* _OBJECTIVE_: For each line below that includes the word "chart", make a copy.

* _SUPPLIED INFORMATION_:
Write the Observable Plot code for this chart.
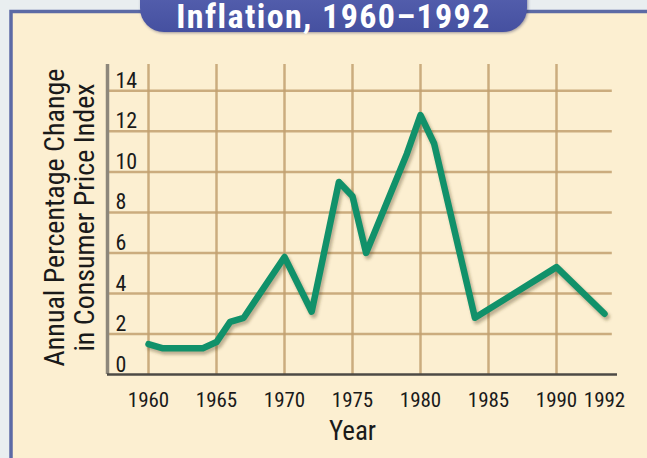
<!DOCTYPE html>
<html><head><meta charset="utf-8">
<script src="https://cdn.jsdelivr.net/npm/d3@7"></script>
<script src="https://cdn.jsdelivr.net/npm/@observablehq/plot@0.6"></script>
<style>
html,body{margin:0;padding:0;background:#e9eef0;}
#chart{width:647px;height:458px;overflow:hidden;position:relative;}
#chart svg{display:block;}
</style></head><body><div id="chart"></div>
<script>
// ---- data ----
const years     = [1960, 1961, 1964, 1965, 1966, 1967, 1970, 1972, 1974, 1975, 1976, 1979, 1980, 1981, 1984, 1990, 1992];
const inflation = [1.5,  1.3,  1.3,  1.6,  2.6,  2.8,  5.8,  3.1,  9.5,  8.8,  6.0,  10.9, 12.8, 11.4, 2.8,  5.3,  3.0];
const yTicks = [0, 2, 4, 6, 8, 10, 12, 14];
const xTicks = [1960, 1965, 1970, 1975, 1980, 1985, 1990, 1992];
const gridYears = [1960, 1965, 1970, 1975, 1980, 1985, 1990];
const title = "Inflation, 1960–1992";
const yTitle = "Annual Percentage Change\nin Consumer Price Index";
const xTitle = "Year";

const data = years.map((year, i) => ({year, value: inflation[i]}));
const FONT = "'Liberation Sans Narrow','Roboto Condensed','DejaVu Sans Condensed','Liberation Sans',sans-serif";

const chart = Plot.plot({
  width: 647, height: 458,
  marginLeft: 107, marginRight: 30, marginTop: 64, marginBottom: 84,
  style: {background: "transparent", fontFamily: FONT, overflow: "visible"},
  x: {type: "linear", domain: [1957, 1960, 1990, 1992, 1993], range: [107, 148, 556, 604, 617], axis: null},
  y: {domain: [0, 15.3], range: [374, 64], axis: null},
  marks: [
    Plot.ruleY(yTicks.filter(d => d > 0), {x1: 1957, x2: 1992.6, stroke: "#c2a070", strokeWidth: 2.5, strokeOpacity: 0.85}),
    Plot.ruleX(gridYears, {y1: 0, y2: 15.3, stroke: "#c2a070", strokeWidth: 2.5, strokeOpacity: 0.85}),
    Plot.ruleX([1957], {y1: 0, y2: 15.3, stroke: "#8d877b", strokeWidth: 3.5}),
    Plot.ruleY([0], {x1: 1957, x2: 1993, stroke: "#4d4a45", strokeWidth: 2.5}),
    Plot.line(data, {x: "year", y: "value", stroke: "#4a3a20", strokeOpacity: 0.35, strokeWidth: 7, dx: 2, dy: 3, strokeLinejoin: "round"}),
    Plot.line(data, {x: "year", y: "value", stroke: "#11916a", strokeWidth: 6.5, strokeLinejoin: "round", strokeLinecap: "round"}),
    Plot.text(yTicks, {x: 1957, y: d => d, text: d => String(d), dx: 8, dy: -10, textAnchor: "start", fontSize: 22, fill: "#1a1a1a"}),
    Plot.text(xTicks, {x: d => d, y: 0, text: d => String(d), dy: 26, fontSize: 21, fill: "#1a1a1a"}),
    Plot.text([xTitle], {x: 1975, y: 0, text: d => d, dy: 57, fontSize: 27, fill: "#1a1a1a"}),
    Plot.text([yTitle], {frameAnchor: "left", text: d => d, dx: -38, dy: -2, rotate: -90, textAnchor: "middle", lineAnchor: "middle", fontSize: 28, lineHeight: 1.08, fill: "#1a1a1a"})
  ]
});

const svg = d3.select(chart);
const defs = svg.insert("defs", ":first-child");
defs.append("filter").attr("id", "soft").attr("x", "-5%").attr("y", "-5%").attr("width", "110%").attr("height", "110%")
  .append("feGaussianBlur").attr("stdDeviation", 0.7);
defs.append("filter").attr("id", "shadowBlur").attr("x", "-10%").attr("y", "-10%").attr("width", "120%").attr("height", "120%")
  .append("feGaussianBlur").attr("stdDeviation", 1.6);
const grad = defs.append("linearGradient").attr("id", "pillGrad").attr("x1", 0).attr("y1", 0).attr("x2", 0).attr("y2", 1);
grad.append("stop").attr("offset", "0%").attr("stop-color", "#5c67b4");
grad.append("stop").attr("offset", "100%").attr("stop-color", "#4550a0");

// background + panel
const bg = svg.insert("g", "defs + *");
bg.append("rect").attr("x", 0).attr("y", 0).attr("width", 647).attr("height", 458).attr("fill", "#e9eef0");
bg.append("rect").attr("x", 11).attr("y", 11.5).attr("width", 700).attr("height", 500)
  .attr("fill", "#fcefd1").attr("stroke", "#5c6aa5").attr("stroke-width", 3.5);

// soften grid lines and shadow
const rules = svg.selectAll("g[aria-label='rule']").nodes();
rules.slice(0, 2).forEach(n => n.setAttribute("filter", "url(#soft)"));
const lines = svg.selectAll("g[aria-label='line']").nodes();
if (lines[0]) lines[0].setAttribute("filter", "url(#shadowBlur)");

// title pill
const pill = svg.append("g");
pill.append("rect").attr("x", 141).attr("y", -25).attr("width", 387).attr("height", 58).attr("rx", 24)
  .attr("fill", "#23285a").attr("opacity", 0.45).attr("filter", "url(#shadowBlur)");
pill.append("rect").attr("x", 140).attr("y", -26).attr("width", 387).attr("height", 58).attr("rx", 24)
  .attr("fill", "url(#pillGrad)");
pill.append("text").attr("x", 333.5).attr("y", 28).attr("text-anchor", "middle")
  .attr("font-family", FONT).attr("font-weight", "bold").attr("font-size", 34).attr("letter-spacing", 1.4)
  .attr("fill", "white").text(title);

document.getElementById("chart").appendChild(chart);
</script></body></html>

* _WRITTEN ANSWER_:
Write the Observable Plot code for this chart.
#chart{width:647px;height:458px;overflow:hidden;position:relative;}
#chart svg{display:block;}
</style></head><body><div id="chart"></div>
const chart = Plot.plot({
const svg = d3.select(chart);
document.getElementById("chart").appendChild(chart);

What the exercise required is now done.